“You’re Going To Hell,” FL State Legislator Tells Gay Teen.

by Christopher Vasquez

When Christopher Vasquez was a teenager, he and a group of other teens visited the Florida capitol to lobby for the Dignity for All Students Act, an anti-bullying bill. The visit didn’t go as well as he had hoped. Christopher explains:

I met with my legislator one time and he actually went off on an anti-gay tirade on me and three other youth who were in the room. He was probably in his 70s just this dinosaur of a legislator. He started talking about how God hates gays and how we were all going to Hell. I think one person in the room was 16, two of us were 17 and one of us was 18.

Fortunately for Christopher, a reporter was in the room when the event took place. The story was all over Florida media and even made it to national media, like MTV. Christopher recalls the negative-turned-positive experience:

It started this debate about not only anti-bullying measures in schools and whether gay youth are safe but also whether a legislator should be able to tell youth that they are going to hell and whether people agree with it.
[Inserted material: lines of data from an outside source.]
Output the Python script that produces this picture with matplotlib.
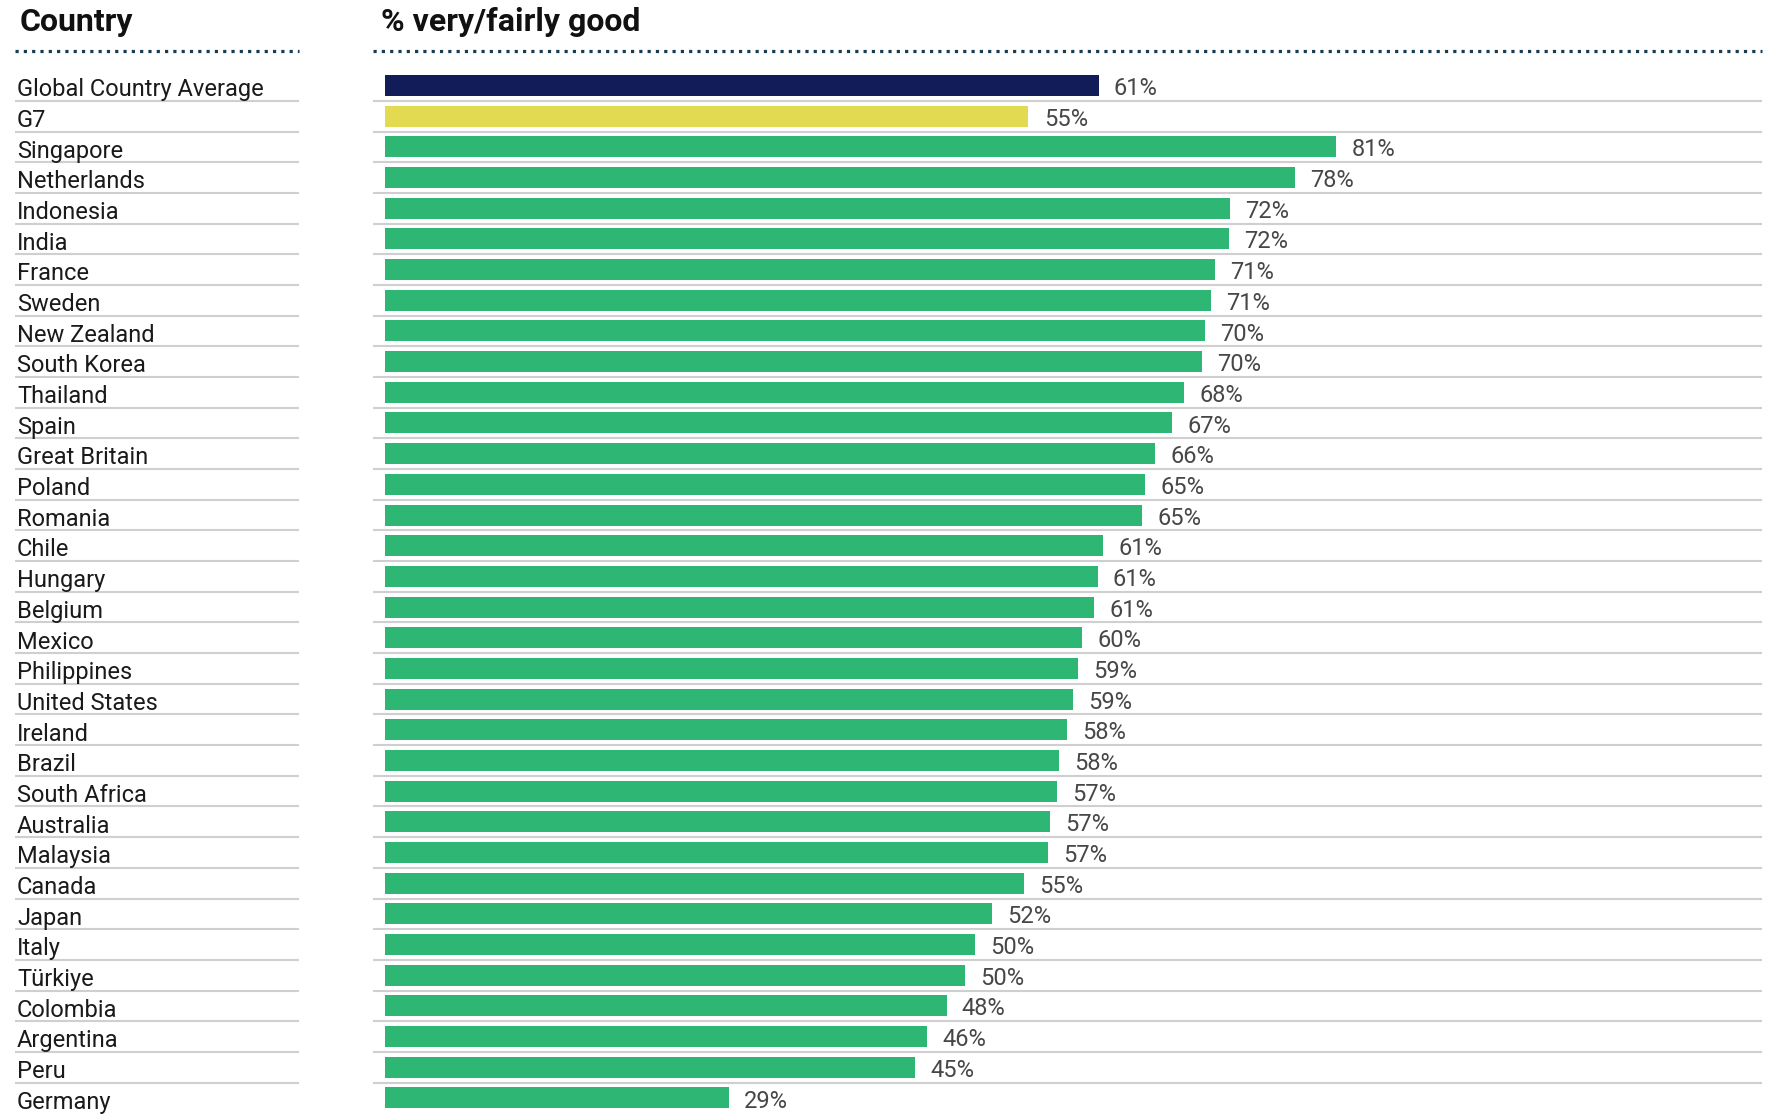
import matplotlib
matplotlib.use("Agg")
import matplotlib.pyplot as plt
from matplotlib.lines import Line2D

countries = [
    "Global Country Average", "G7", "Singapore", "Netherlands", "Indonesia", "India",
    "France", "Sweden", "New Zealand", "South Korea", "Thailand", "Spain",
    "Great Britain", "Poland", "Romania", "Chile", "Hungary", "Belgium", "Mexico",
    "Philippines", "United States", "Ireland", "Brazil", "South Africa", "Australia",
    "Malaysia", "Canada", "Japan", "Italy", "Türkiye", "Colombia", "Argentina",
    "Peru", "Germany",
]
values = [
    61.0, 55.0, 81.3, 77.8, 72.2, 72.1,
    70.9, 70.6, 70.1, 69.8, 68.3, 67.3,
    65.8, 65.0, 64.7, 61.4, 60.9, 60.6, 59.6,
    59.2, 58.8, 58.3, 57.6, 57.4, 56.8,
    56.7, 54.6, 51.9, 50.4, 49.6, 48.0, 46.3,
    45.3, 29.4,
]
value_labels = [
    "61%", "55%", "81%", "78%", "72%", "72%",
    "71%", "71%", "70%", "70%", "68%", "67%",
    "66%", "65%", "65%", "61%", "61%", "61%", "60%",
    "59%", "59%", "58%", "58%", "57%", "57%",
    "57%", "55%", "52%", "50%", "50%", "48%", "46%",
    "45%", "29%",
]

NAVY = "#121c58"
YELLOW = "#e2da50"
GREEN = "#2eb674"
colors = [NAVY, YELLOW] + [GREEN] * (len(countries) - 2)

W, H = 1783, 1116
fig = plt.figure(figsize=(W / 100, H / 100), dpi=100)

font = ["Roboto", "DejaVu Sans"]

# pixel layout
row_h = 30.68
top_center = 85.5
n = len(countries)
ax_top = top_center - 0.5 * row_h
ax_bot = top_center + (n - 0.5) * row_h
x0, x1 = 385, 1762
px_per_pct = 11.70

ax = fig.add_axes([x0 / W, 1 - ax_bot / H, (x1 - x0) / W, (ax_bot - ax_top) / H])
ax.set_xlim(0, (x1 - x0) / px_per_pct)
ax.set_ylim(n - 0.5, -0.5)
ax.axis("off")

ax_l = fig.add_axes([0, 1 - ax_bot / H, 300 / W, (ax_bot - ax_top) / H], sharey=ax)
ax_l.set_xlim(0, 300)
ax_l.axis("off")

ypos = list(range(n))
ax.barh(ypos, values, height=0.685, color=colors, zorder=3)

for i, (v, lab) in enumerate(zip(values, value_labels)):
    ax.annotate(lab, (v, i + 0.1), xytext=(11, 0), textcoords="offset points",
                va="center", ha="left", fontsize=17, color="#474747",
                family=font)

# separator lines (none under last row)
sep_y = [i + 0.5 for i in range(n - 1)]
ax.hlines(sep_y, -12 / px_per_pct, (x1 - x0) / px_per_pct, color="#cfcfcf",
          lw=1.5, clip_on=False, zorder=1)
ax_l.hlines(sep_y, 15, 299, color="#cfcfcf", lw=1.5, clip_on=False)

for i, c in enumerate(countries):
    ax_l.text(17, i + 0.14, c, va="center", ha="left", fontsize=17,
              color="#1a1a1a", family=font)

# headers
fig.text(20 / W, 1 - 22 / H, "Country", fontsize=23, fontweight="bold",
         color="#111111", va="center", ha="left", family=font)
fig.text(381 / W, 1 - 22 / H, "% very/fairly good", fontsize=23, fontweight="bold",
         color="#111111", va="center", ha="left", family=font)

dot_y = 1 - 51 / H
for xa, xb in [(15, 299), (373, 1762)]:
    fig.add_artist(Line2D([xa / W, xb / W], [dot_y, dot_y], color="#173d55",
                          lw=2.3, linestyle=(0, (1.0, 1.6)),
                          dash_capstyle="butt", transform=fig.transFigure))

fig.savefig("out.png", dpi=100, facecolor="white")
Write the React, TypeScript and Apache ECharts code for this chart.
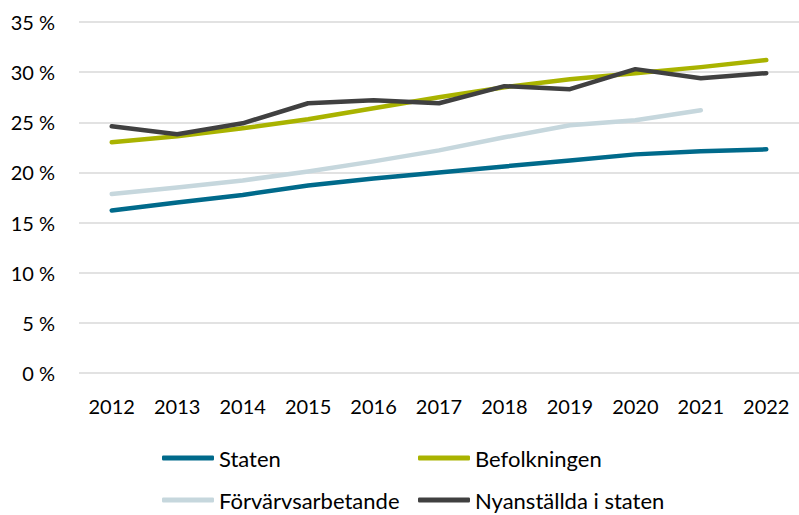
import React, { useEffect, useRef } from "react";
import * as echarts from "echarts";

const years = ["2012", "2013", "2014", "2015", "2016", "2017", "2018", "2019", "2020", "2021", "2022"];
const staten = [16.2, 17.0, 17.75, 18.7, 19.4, 20.0, 20.6, 21.2, 21.8, 22.1, 22.3];
const befolkningen = [23.0, 23.6, 24.4, 25.3, 26.4, 27.5, 28.5, 29.3, 29.9, 30.5, 31.2];
const forvarvs = [17.85, 18.5, 19.2, 20.1, 21.1, 22.2, 23.5, 24.7, 25.2, 26.2, null];
const nyanstallda = [24.6, 23.8, 24.9, 26.9, 27.2, 26.9, 28.6, 28.3, 30.3, 29.4, 29.9];

const FONT = "Lato";

export default function App() {
  const ref = useRef<HTMLDivElement>(null);
  useEffect(() => {
    if (!ref.current) return;
    const chart = echarts.init(ref.current, undefined, { renderer: "svg" });
    const mk = (name: string, data: (number | null)[], color: string) => ({
      name,
      type: "line",
      data,
      symbol: "none",
      lineStyle: { color, width: 4.5, cap: "round", join: "round" },
      itemStyle: { color },
      z: 2,
    });
    const legendText = { fontFamily: FONT, fontSize: 22, color: "#000", padding: [0, 0, 0, 0] };
    const lg = (name: string, left: number, top: number) => ({
      left,
      top,
      padding: 0,
      itemWidth: 52,
      itemHeight: 5,
      itemGap: 4,
      icon: "roundRect",
      textStyle: legendText,
      data: [name],
    });
    chart.setOption({
      animation: false,
      textStyle: { fontFamily: FONT },
      grid: { left: 79, right: 0, top: 22, bottom: 142, containLabel: false },
      xAxis: {
        type: "category",
        data: years,
        boundaryGap: true,
        axisLine: { show: false },
        axisTick: { show: false },
        axisLabel: { fontFamily: FONT, fontSize: 20, color: "#000", margin: 23 },
      },
      yAxis: {
        type: "value",
        min: 0,
        max: 35,
        interval: 5,
        axisLine: { show: false },
        axisTick: { show: false },
        splitLine: { lineStyle: { color: "#D9D9D9", width: 1.5 } },
        axisLabel: {
          fontFamily: FONT,
          fontSize: 20,
          color: "#000",
          margin: 24,
          formatter: (v: number) => v + " %",
        },
      },
      legend: [
        lg("Staten", 162, 447),
        lg("Förvärvsarbetande", 162, 489),
        lg("Befolkningen", 418, 447),
        lg("Nyanställda i staten", 418, 489),
      ],
      series: [
        mk("Staten", staten, "#006A8B"),
        mk("Befolkningen", befolkningen, "#A9B300"),
        mk("Förvärvsarbetande", forvarvs, "#C6D7DD"),
        mk("Nyanställda i staten", nyanstallda, "#404040"),
      ],
    });
    return () => chart.dispose();
  }, []);
  return <div ref={ref} style={{ width: 799, height: 515, position: "absolute", left: 0, top: 0 }} />;
}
Continue Reading to watch Christopher’s story.

TRANSCRIPT:

My name is Christopher Vasquez, and I am from Orlando, Florida. Ten years ago, this year actually, I started working with Equality Florida, the largest LGBT organization in Florida. I actually went up to Tallahassee with them a couple times to lobby for the Dignity for All Students Act, which would be a modern day Anti-Bullying bill which has gone around the state’s houses now. Every year we took about 200 students up to the state house and state senate and we just went from door to door and gave them the statistics about gay youth and about their suicide rates and we tried to convince them there was a bill being circulated by a couple members of the state house and state senate that would have banned harassment based on a whole list of issues but it would have also tacked on sexual orientation and gender identity to the end of it.

My story continued because I met with my legislator one time  and he actually went off on an anti-gay tirade on me and there other youth who were in the room. He was probably in his 70s  just this dinosaur of a legislator. He started talking about how god hates gays and how we were all going to hell. I think one person in the room was 16, two of us were 17 and one of us was 18. So we were all definitely youth, very young kids, by no means what you would imagine as the intellectual match for a state legislator.  I stood my own in the room and didn’t let him get to me, whereas my other three friends in the room all left, they were very shaken by the moment because you don’t expect the person who represents you in your government to be sitting there and spouting these hateful lies to you, basically telling you you’re going to hell because of a choice that wasn’t yours to choose in the first place. So I sat through his speech and after a little banter between the two of us, I thanked him and I left and the second I stepped out I immediately burst into tears because it was very hard on me to actually sit there and know that people had voted for this person and that this is how he feels and this is a person who stands in the way of gay youth living happily and not taking their own lives.

I was very fortunate though because he knew the whole time that there was a reporter in the room with us following the youth around for this lobby day where about 200 bills went up, it was a big deal. After it happened the reporter obviously realized that you don’t every day hear about politician telling youth that they’re going to hell, so the minute we got out of the room she got a couple of quotes from me and got on the phone with the editor of the Tampa Tribune and the story broke within an hour and a half, two hours, made it on to the Tampa Tribune and the next day made it into every major paper in Florida. Within a week it was on ABC Nightly News and MTV News so it made a large round and continued for several months. It started this debate about not only anti-bullying measures in schools and whether gay youth are safe but also whether a legislator should be able to tell youth that they are going to hell and whether people agree with it.

It was definitely a positive experience as a whole because it definitely got people talking about something that people didn’t think was a problem I believe by and large that the major portions of the population would have never known that gay youth were so endangered every day in school. It definitely was a positive step in the right direction unfortunately from a bad start.